• [Charts and diagrams as code]
════════════════

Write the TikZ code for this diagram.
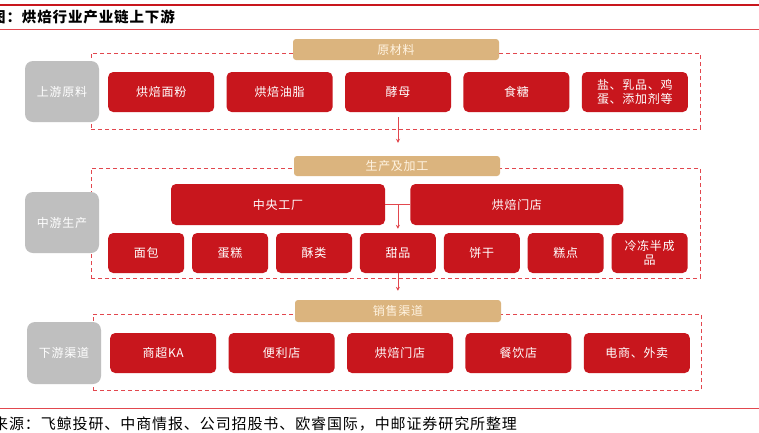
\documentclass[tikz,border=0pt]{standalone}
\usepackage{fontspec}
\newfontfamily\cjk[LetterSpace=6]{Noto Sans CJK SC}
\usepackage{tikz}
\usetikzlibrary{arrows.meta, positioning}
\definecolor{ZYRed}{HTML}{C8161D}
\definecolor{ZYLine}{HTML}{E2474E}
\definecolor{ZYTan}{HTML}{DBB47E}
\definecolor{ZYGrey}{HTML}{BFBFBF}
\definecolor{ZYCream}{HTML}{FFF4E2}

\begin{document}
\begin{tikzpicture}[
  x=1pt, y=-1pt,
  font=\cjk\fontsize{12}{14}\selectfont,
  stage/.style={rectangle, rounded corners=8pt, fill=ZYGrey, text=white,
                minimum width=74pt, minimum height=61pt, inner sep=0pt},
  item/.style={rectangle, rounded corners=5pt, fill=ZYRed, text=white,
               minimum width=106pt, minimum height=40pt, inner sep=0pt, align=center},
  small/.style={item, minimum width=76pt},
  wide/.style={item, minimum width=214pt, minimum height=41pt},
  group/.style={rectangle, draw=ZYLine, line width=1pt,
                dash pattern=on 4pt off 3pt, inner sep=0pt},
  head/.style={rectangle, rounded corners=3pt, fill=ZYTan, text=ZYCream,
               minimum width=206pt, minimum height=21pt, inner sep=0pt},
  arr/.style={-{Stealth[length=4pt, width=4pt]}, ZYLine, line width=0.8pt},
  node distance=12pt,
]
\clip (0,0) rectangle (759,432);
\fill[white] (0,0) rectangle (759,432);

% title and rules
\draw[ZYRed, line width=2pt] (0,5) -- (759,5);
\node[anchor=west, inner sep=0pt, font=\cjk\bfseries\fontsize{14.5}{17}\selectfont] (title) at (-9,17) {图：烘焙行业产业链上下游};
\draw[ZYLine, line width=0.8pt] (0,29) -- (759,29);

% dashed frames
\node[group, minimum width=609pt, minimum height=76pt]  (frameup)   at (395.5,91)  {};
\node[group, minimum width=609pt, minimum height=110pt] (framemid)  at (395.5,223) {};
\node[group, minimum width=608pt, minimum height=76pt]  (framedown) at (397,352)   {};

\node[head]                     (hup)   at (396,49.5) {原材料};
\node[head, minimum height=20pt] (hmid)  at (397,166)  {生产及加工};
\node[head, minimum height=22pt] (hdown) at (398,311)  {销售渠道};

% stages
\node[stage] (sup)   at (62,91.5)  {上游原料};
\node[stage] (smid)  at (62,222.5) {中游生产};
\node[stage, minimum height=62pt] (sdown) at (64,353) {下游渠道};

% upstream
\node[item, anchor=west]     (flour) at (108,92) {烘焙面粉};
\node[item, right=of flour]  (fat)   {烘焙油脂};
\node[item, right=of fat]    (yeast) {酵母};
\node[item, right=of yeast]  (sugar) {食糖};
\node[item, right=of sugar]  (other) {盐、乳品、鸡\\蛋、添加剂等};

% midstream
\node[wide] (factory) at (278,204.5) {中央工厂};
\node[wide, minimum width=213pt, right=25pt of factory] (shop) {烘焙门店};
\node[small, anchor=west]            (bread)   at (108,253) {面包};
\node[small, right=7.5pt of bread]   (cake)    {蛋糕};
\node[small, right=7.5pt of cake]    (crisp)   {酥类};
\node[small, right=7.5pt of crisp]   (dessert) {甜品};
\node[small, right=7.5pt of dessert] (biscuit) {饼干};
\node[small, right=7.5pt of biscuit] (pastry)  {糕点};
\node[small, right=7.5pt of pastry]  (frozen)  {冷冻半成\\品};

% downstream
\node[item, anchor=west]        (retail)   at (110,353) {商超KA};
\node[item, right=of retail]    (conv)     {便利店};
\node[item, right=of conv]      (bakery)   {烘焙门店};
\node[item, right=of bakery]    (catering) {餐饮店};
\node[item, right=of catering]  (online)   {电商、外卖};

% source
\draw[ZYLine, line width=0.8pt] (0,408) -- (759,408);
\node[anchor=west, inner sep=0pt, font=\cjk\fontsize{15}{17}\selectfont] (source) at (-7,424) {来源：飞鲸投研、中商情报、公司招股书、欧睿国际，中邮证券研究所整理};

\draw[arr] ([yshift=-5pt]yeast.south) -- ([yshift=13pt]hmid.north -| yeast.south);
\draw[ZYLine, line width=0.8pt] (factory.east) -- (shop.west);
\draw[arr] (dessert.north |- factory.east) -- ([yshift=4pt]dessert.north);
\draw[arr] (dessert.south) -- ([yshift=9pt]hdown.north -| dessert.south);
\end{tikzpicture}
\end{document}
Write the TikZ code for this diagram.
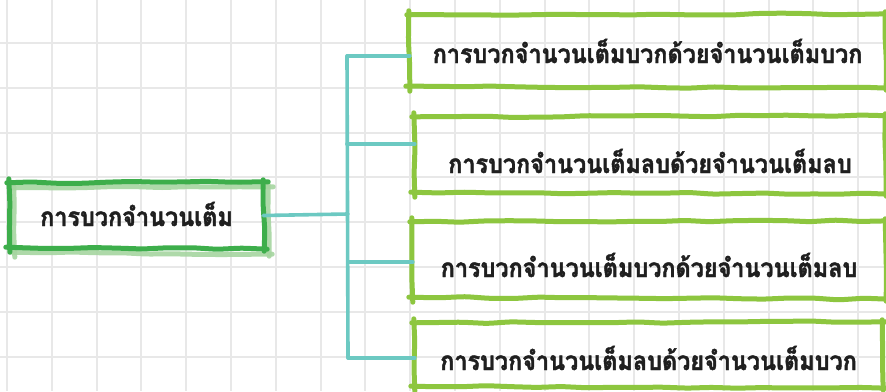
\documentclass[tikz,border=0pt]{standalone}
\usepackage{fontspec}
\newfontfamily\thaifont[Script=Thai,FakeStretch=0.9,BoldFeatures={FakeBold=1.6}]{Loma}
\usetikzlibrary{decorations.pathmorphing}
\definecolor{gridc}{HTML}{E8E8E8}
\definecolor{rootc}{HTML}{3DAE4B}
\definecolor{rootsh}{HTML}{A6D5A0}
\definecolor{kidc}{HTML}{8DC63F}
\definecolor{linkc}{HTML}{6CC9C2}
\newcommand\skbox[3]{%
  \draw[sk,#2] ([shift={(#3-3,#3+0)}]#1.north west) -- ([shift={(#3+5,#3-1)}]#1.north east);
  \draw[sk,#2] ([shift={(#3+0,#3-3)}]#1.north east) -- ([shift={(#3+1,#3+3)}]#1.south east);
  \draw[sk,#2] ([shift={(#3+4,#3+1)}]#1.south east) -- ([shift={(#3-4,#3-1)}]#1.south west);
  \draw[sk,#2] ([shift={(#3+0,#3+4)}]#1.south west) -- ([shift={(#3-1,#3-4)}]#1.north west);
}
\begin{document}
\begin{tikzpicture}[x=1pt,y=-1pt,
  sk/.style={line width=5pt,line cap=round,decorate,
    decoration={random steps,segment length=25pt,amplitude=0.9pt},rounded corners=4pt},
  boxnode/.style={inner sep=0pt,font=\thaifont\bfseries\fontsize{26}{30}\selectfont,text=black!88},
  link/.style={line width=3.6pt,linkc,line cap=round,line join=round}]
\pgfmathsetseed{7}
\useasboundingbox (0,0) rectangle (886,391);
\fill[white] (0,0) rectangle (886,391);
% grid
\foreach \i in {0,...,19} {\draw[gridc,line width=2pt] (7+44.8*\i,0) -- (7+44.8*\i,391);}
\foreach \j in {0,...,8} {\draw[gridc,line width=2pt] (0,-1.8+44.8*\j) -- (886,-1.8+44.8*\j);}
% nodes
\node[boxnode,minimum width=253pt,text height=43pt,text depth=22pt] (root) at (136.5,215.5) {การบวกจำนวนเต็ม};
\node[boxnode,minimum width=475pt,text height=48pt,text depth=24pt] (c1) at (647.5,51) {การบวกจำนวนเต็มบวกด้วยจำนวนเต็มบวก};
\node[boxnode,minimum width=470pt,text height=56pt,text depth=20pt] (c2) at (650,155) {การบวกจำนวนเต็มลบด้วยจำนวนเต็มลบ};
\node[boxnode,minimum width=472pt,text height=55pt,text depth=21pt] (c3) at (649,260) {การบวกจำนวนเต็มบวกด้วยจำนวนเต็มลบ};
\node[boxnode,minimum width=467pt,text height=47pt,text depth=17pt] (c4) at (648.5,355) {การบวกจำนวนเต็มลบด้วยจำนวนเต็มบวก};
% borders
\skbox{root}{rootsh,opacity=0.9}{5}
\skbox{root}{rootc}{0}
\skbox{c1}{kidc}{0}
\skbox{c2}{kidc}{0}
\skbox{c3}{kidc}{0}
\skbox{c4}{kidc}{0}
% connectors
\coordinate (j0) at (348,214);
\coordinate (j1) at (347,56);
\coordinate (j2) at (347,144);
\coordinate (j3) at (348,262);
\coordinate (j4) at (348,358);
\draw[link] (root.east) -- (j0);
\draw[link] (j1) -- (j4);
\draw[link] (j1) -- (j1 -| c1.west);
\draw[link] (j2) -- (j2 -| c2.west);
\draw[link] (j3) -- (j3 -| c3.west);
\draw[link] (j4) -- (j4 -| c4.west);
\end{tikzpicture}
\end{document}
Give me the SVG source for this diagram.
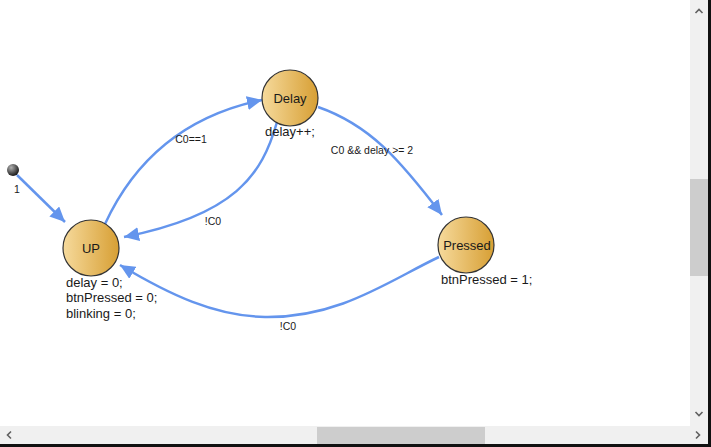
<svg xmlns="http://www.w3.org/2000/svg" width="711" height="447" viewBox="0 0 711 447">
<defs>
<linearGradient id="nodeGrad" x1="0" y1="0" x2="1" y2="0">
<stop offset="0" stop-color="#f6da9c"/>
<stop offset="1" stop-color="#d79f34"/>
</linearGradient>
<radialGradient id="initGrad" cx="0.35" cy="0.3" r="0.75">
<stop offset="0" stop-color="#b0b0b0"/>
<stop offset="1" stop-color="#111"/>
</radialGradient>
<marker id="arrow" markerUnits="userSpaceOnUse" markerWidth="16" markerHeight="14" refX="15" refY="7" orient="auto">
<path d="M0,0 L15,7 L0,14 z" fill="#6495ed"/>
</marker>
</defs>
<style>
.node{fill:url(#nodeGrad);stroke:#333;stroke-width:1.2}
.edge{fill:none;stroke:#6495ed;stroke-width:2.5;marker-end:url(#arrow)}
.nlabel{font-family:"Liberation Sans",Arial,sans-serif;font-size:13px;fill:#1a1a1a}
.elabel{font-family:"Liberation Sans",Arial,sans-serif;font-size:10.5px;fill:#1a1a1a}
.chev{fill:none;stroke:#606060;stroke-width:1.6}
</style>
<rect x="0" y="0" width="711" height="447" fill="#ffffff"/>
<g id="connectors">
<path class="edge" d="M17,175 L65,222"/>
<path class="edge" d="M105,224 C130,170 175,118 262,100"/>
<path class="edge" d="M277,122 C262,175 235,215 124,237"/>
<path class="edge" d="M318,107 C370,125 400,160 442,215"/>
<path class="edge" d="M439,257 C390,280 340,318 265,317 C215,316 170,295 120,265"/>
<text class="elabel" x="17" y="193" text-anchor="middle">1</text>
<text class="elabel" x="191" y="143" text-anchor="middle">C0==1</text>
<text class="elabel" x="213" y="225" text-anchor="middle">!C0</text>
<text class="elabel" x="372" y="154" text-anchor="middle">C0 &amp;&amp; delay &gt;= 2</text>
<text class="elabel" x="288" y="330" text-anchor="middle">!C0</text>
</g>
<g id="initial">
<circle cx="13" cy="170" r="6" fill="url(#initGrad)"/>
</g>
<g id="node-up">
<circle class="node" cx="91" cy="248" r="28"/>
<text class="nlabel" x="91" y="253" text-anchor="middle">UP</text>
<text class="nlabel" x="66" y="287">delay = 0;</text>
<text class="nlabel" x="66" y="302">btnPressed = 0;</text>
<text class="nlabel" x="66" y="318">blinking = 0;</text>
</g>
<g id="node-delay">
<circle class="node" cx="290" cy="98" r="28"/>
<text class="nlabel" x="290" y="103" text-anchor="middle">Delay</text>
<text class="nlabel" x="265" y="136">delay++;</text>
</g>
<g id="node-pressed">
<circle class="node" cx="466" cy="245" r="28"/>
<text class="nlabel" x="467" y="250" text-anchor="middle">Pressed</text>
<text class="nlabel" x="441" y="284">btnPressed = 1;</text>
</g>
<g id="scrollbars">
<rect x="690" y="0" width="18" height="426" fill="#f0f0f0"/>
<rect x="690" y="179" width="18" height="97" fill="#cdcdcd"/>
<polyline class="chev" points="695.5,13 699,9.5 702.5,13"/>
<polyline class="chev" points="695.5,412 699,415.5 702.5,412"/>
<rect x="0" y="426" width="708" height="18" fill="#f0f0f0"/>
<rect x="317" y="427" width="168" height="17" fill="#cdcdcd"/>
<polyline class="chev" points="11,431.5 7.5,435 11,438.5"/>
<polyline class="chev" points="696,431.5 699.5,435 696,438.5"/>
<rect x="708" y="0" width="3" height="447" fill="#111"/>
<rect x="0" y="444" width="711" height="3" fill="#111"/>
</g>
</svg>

════════════════

• [REQUIREMENT]
Find the word "source" in the entries, and copy every line it shows up in.

• [CORRECT ANSWER]
% source
\node[anchor=west, inner sep=0pt, font=\cjk\fontsize{15}{17}\selectfont] (source) at (-7,424) {来源：飞鲸投研、中商情报、公司招股书、欧睿国际，中邮证券研究所整理};
Give me the SVG source for this diagram.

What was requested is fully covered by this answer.